The Northern Echo (Friday 11th May 2007):
http://www.smithwatkins.com/pdf/musicmanhitstherightnotewithband.pdf

S-W Interchangeable Leadpipe Conversion available for Bach Trumpets

John Ravenor has developed a conversion for Bach trumpets that allows their players to take advantage of the unique range of Smith-Watkins interchangeable leadpipes designed by Richard Smith. This then enables the player to modify the musical characteristics of a single trumpet for a particular style or environment. For example, the same S-W trumpet is used by players in both symphony and commercial sectors but with different leadpipes and mouthpiece.

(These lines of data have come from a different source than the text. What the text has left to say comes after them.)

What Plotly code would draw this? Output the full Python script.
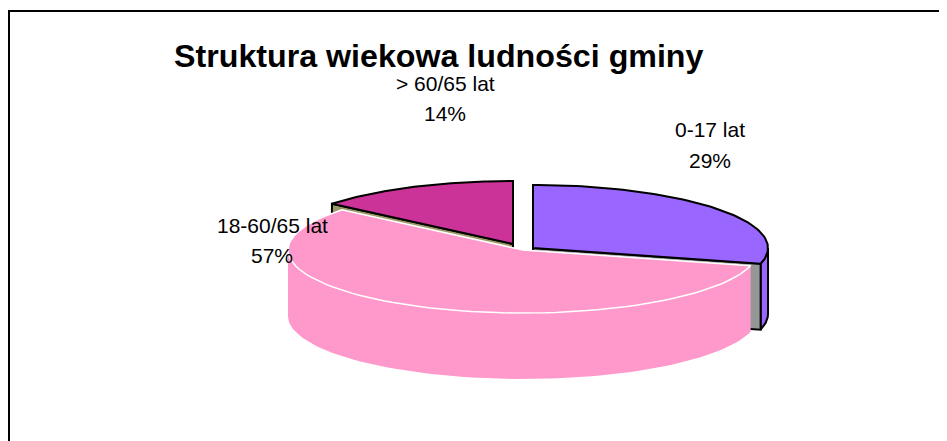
import numpy as np
import plotly.graph_objects as go

categories = ["0-17 lat", "18-60/65 lat", "> 60/65 lat"]
shares = [29, 57, 14]
title_text = "Struktura wiekowa ludności gminy"

top_colors = ["#9966FF", "#FF99CC", "#CC3399"]
cut_colors = ["#969696", "#FF99CC", "#999966"]

RX, RY, DEPTH = 235, 63, 66
apexes = [(533, 248), (523, 250), (513, 244)]
label_xy = [(710, 129, 160), (272, 225, 255), (445, 83, 113)]

fracs = np.array(shares) / sum(shares)
edges = -90 + 360 * np.concatenate([[0], np.cumsum(fracs)])


def rim(apex, a0, a1, n=80):
    t = np.radians(np.linspace(a0, a1, n))
    return apex[0] + RX * np.cos(t), apex[1] + RY * np.sin(t)


def poly(x, y, fill, line=None, width=0):
    x, y = list(x), list(y)
    return go.Scatter(
        x=x + x[:1], y=y + y[:1], mode="lines", fill="toself", fillcolor=fill,
        line=dict(color=line or fill, width=width if line else 0),
        hoverinfo="skip", showlegend=False,
    )


fig = go.Figure()

# purple: outer wall (front right part) and cut wall
ax, ay = apexes[0]
rx, ry = rim(apexes[0], 0, edges[1])
fig.add_trace(poly(np.r_[rx, rx[::-1]], np.r_[ry, ry[::-1] + DEPTH], top_colors[0], "#000000", 2))
cx, cy = rim(apexes[0], edges[1], edges[1], 1)
fig.add_trace(poly([ax, cx[0], cx[0], ax], [ay, cy[0], cy[0] + DEPTH, ay + DEPTH],
                   cut_colors[0], "#000000", 2))

# magenta: cut wall visible above the pink slice
ax, ay = apexes[2]
cx, cy = rim(apexes[2], edges[2], edges[2], 1)
fig.add_trace(poly([ax, cx[0], cx[0], ax], [ay, cy[0], cy[0] + DEPTH, ay + DEPTH],
                   cut_colors[2], "#000000", 2))

# pink: visible wall (front half only) and top surface
ax, ay = apexes[1]
wx, wy = rim(apexes[1], edges[1], 180)
fig.add_trace(poly(np.r_[wx, wx[::-1]], np.r_[wy, wy[::-1] + DEPTH], top_colors[1]))
rx, ry = rim(apexes[1], edges[1], edges[2])
fig.add_trace(poly(np.r_[ax, rx], np.r_[ay, ry], top_colors[1], "#FFFFFF", 1.5))

# purple and magenta top surfaces
for i in (0, 2):
    rx, ry = rim(apexes[i], edges[i], edges[i + 1])
    ax, ay = apexes[i]
    fig.add_trace(poly(np.r_[ax, rx], np.r_[ay, ry], top_colors[i], "#000000", 2))

# labels
for name, share, (lx, y1, y2) in zip(categories, shares, label_xy):
    for text, ly in ((name, y1), (f"{share}%", y2)):
        fig.add_annotation(x=lx, y=ly, text=text, showarrow=False,
                           font=dict(family="Liberation Sans", size=21, color="#000000"),
                           xanchor="center", yanchor="middle")

fig.add_annotation(x=438.5, y=56, text=f"<b>{title_text}</b>", showarrow=False,
                   font=dict(family="Liberation Sans", size=32.2, color="#000000"),
                   xanchor="center", yanchor="middle")

fig.update_layout(
    width=939, height=433, margin=dict(l=0, r=0, t=0, b=0),
    paper_bgcolor="#FFFFFF", plot_bgcolor="#FFFFFF", showlegend=False,
    xaxis=dict(range=[8, 947], visible=False, fixedrange=True),
    yaxis=dict(range=[441, 8], visible=False, fixedrange=True),
    shapes=[dict(type="rect", xref="x", yref="y", x0=9, y0=11, x1=960, y1=460,
                 line=dict(color="#000000", width=2), layer="below")],
)
fig.write_html("out.html", config={"displayModeBar": False})
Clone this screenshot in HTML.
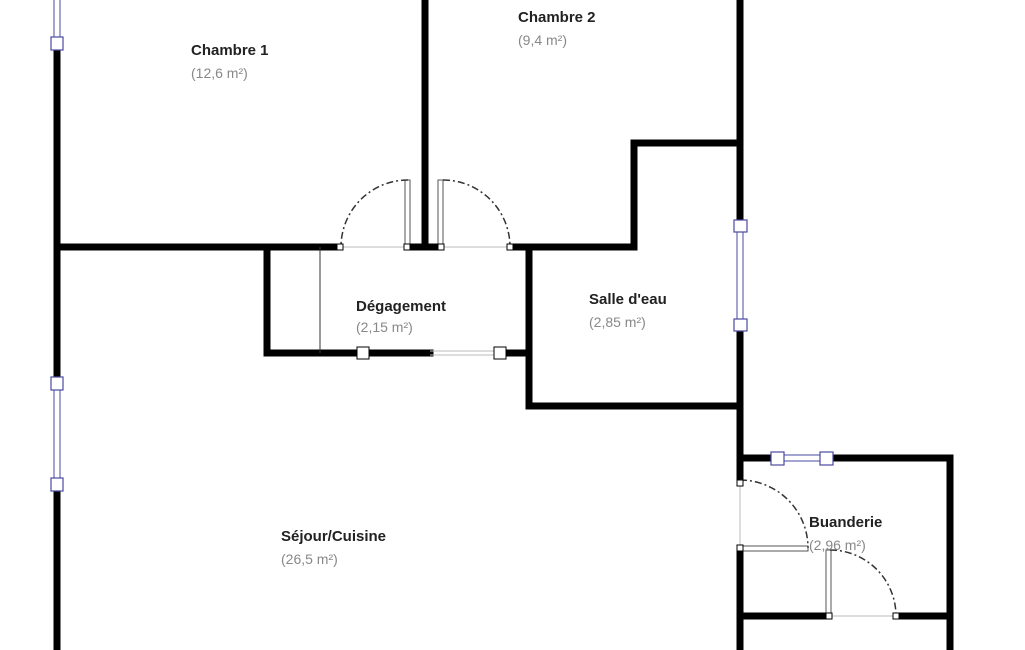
<!DOCTYPE html>
<html><head><meta charset="utf-8"><style>
html,body{margin:0;padding:0;background:#fff;width:1025px;height:650px;overflow:hidden}
svg{display:block}
.t{font-family:"Liberation Sans",sans-serif;font-size:15px;font-weight:bold;fill:#222}
.a{font-family:"Liberation Sans",sans-serif;font-size:14px;fill:#888}
</style></head><body>
<svg width="1025" height="650" viewBox="0 0 1025 650" xmlns="http://www.w3.org/2000/svg">
<g stroke="#000" stroke-width="7" fill="none" stroke-linecap="square">
<line x1="57" y1="50" x2="57" y2="377"/>
<line x1="57" y1="490" x2="57" y2="650"/>
<line x1="57" y1="247" x2="337" y2="247"/>
<line x1="408" y1="247" x2="441" y2="247"/>
<line x1="425" y1="0" x2="425" y2="247"/>
<line x1="512" y1="247" x2="634" y2="247"/>
<line x1="634" y1="247" x2="634" y2="143"/>
<line x1="634" y1="143" x2="740" y2="143"/>
<line x1="740" y1="0" x2="740" y2="220"/>
<line x1="740" y1="331" x2="740" y2="480"/>
<line x1="267" y1="247" x2="267" y2="353"/>
<line x1="267" y1="353" x2="430" y2="353"/>
<line x1="505" y1="353" x2="529" y2="353"/>
<line x1="529" y1="247" x2="529" y2="406"/>
<line x1="529" y1="406" x2="740" y2="406"/>
<line x1="740" y1="458" x2="771" y2="458"/>
<line x1="832" y1="458" x2="950" y2="458"/>
<line x1="950" y1="458" x2="950" y2="650"/>
<line x1="740" y1="551" x2="740" y2="650"/>
<line x1="740" y1="616" x2="826" y2="616"/>
<line x1="899" y1="616" x2="950" y2="616"/>
</g>
<g stroke="#bbb" stroke-width="1">
<line x1="340" y1="247" x2="408" y2="247"/>
<line x1="441" y1="247" x2="509" y2="247"/>
<line x1="430" y1="351" x2="500" y2="351"/>
<line x1="430" y1="355" x2="500" y2="355"/>
<line x1="740" y1="483" x2="740" y2="548"/>
<line x1="828" y1="616" x2="896" y2="616"/>
</g>
<line x1="320" y1="247" x2="320" y2="353" stroke="#333" stroke-width="1"/>
<g stroke="#4a4aa0" stroke-width="1">
<line x1="54" y1="0" x2="54" y2="38"/><line x1="60" y1="0" x2="60" y2="38"/>
<line x1="54" y1="389" x2="54" y2="478"/><line x1="60" y1="389" x2="60" y2="478"/>
<line x1="737" y1="232" x2="737" y2="320"/><line x1="743" y1="232" x2="743" y2="320"/>
<line x1="783" y1="455" x2="820" y2="455"/><line x1="783" y1="461" x2="820" y2="461"/>
</g>
<g fill="#fff" stroke="#4a4aa0" stroke-width="1.2">
<rect x="51" y="37" width="12" height="13"/>
<rect x="51" y="377" width="12" height="13"/>
<rect x="51" y="478" width="12" height="13"/>
<rect x="734" y="220" width="13" height="12"/>
<rect x="734" y="319" width="13" height="12"/>
<rect x="771" y="452" width="13" height="13"/>
<rect x="820" y="452" width="13" height="13"/>
</g>
<g fill="#fff" stroke="#555" stroke-width="1">
<rect x="405" y="180" width="5" height="67"/>
<rect x="438" y="180" width="5" height="67"/>
<rect x="740" y="546" width="68" height="5"/>
<rect x="826" y="550" width="5" height="66"/>
</g>
<g fill="none" stroke="#333" stroke-width="1.5" stroke-dasharray="7,3,2,3">
<path d="M408 180 A67 67 0 0 0 341 247"/>
<path d="M443 180 A67 67 0 0 1 510 247"/>
<path d="M740 480 A68 68 0 0 1 808 548"/>
<path d="M830 550 A66 66 0 0 1 896 616"/>
</g>
<g fill="#fff" stroke="#000" stroke-width="1">
<rect x="337" y="244" width="6" height="6"/>
<rect x="404" y="244" width="6" height="6"/>
<rect x="438" y="244" width="6" height="6"/>
<rect x="507" y="244" width="6" height="6"/>
<rect x="737" y="480" width="6" height="6"/>
<rect x="737" y="545" width="6" height="6"/>
<rect x="826" y="613" width="6" height="6"/>
<rect x="893" y="613" width="6" height="6"/>
<rect x="357" y="347" width="12" height="12"/>
<rect x="494" y="347" width="12" height="12"/>
</g>
<text class="t" x="191" y="55">Chambre 1</text>
<text class="a" x="191" y="78">(12,6 m²)</text>
<text class="t" x="518" y="22">Chambre 2</text>
<text class="a" x="518" y="45">(9,4 m²)</text>
<text class="t" x="356" y="311">Dégagement</text>
<text class="a" x="356" y="332">(2,15 m²)</text>
<text class="t" x="589" y="304">Salle d'eau</text>
<text class="a" x="589" y="327">(2,85 m²)</text>
<text class="t" x="281" y="541">Séjour/Cuisine</text>
<text class="a" x="281" y="564">(26,5 m²)</text>
<text class="t" x="809" y="527">Buanderie</text>
<text class="a" x="809" y="550">(2,96 m²)</text>
</svg>
</body></html>
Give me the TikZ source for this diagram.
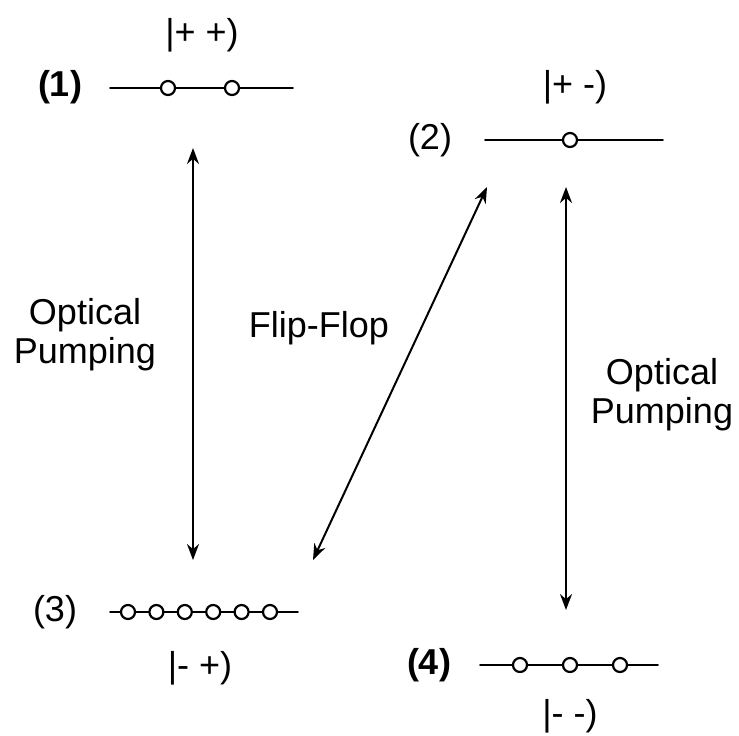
\documentclass[tikz,border=0pt]{standalone}
\usepackage{fontspec}
\setmainfont{Liberation Sans}
\usetikzlibrary{arrows.meta}

\begin{document}
\begin{tikzpicture}[x=0.5pt,y=-0.5pt,>={Stealth[length=8pt,width=6pt]},line cap=round,
  font=\fontsize{18}{19.5}\selectfont,
  level/.style={line width=0.8pt},
  spin/.style={circle,draw,fill=white,line width=1.1pt,inner sep=0pt,minimum size=7pt},
  pump/.style={<->,line width=1pt}]
\useasboundingbox (0,0) rectangle (739,735);
% level (1)
\node (k1) at (202,35) {|+ +)};
\node[font=\fontsize{18}{19.5}\selectfont\bfseries] (n1) at (60,87) {(1)};
\draw[level] (110,88) -- (293,88);
\foreach \x/\i in {168/a,232/b} \node[spin] (s1\i) at (\x,88) {};
% level (2)
\node (k2) at (575,87) {|+ -)};
\node (n2) at (430,140) {(2)};
\draw[level] (485,140) -- (663,140);
\node[spin] (s2a) at (570,140) {};
% level (3)
\node (n3) at (55,612) {(3)};
\draw[level] (110,612) -- (298,612);
\foreach \k in {0,...,5} \node[spin] (s3\k) at (128+28.4*\k,612) {};
\node (k3) at (200,668) {|- +)};
% level (4)
\node[font=\fontsize{18}{19.5}\selectfont\bfseries] (n4) at (429,665) {(4)};
\draw[level] (480,665) -- (658,665);
\foreach \x/\i in {520/a,570/b,620/c} \node[spin] (s4\i) at (\x,665) {};
\node (k4) at (570,716) {|- -)};
% transitions
\coordinate (t1) at (193,148);
\coordinate (b3) at (193,560);
\coordinate (t2) at (566,187);
\coordinate (b4) at (566,610);
\coordinate (f2) at (487,187);
\coordinate (f3) at (313,560);
\draw[pump] (t1) -- (b3);
\draw[pump] (t2) -- (b4);
\draw[pump] (f2) -- (f3);
\node[align=center] (op1) at (85,335) {Optical\\Pumping};
\node (ff) at (319,328) {Flip-Flop};
\node[align=center] (op2) at (662,395) {Optical\\Pumping};
\end{tikzpicture}
\end{document}
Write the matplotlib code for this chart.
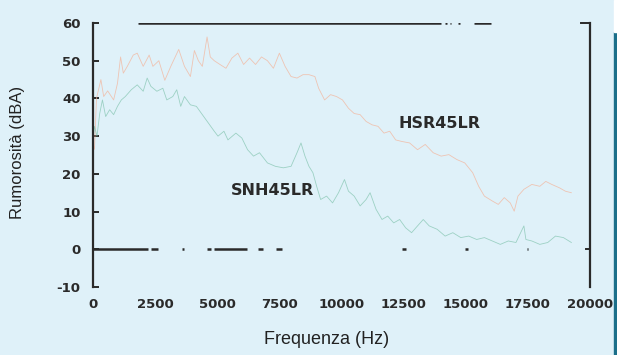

See the trumpet section for more details.

Cornets delivered and presented to the Royal Air Force bands

Richard Smith visited the RAF Regiment and College Bands at RAF Cranwell to present the cornets which had been specifically designed for each player after personal consultation

See also 21st March entry for details of the international competition for this contract, overwhelmingly won by Smith-Watkins,

‘Classical Music’ article on Richard Smith

The article describes how Richard, as a bassoonist and physicist, became one of the world’s leading brass designers and creator of the Smith-Watkins brand.

 

Herald Fanfare Trumpets presented to the Army in North Yorkshire

Herald Fanfare Trumpets presented to the Army in North Yorkshire

Herald fanfare instruments were presented to the Heavy Cavalry and Cambrai Band at Catterick Camp in North Yorkshire. This was a colourful event widely reported in the local press. ‘A one-man instrument maker in North Yorkshire has won a contract to supply unique ceremonial fanfare trumpets to the Army in Yorkshire.’

 

Smith gives Research Paper at the ASA meeting in Utah

Smith gives Research Paper at the ASA meeting in Utah

Richard Smith gave a plenary lecture at the June meeting of the Acoustical Society of America in Salt Lake City, Utah. Leading the session on the Mysteries and Myths of Musical Instruments, Richard entertained a large audience with theoretical background and fascinating demonstration.

 

Smith-Watkins wins Royal Air Force cornet order

In a day-long test held at Uxbridge RAF HQ on 21 March, RAF musicians overwhelmingly voted Smith Watkins instruments their first choice, trumping ten rivals from Europe, the USA and Japan. In the trial involving players from across the service, an astonishing 94% awarded Dr Smith’s instruments the top accolade. Smith-Watkins are now the only supplier of cornets to all four bands of the RAF.

The Northern Echo (Friday 11th May 2007):
http://www.smithwatkins.com/pdf/musicmanhitstherightnotewithband.pdf

Smith gives Research Seminar at Durham University

Richard has been invited to give a Research Seminar at the Music Department of Durham University. The title is ‘Myth-busting in the design of brass instruments’.

It will start at 16.15 and local players are welcome to attend.

http://www.4barsrest.com/news/detail.asp?year=2007&offset=1875&id=5074

Congratulations to Martin Hall

Congratulations to Martin Hall

Martin has just accepted the principal cornet chair of Drighlington Band.

He joins many other principal cornet players in the Championship Section using a Smith-Watkins ‘Soloist’ Cornet.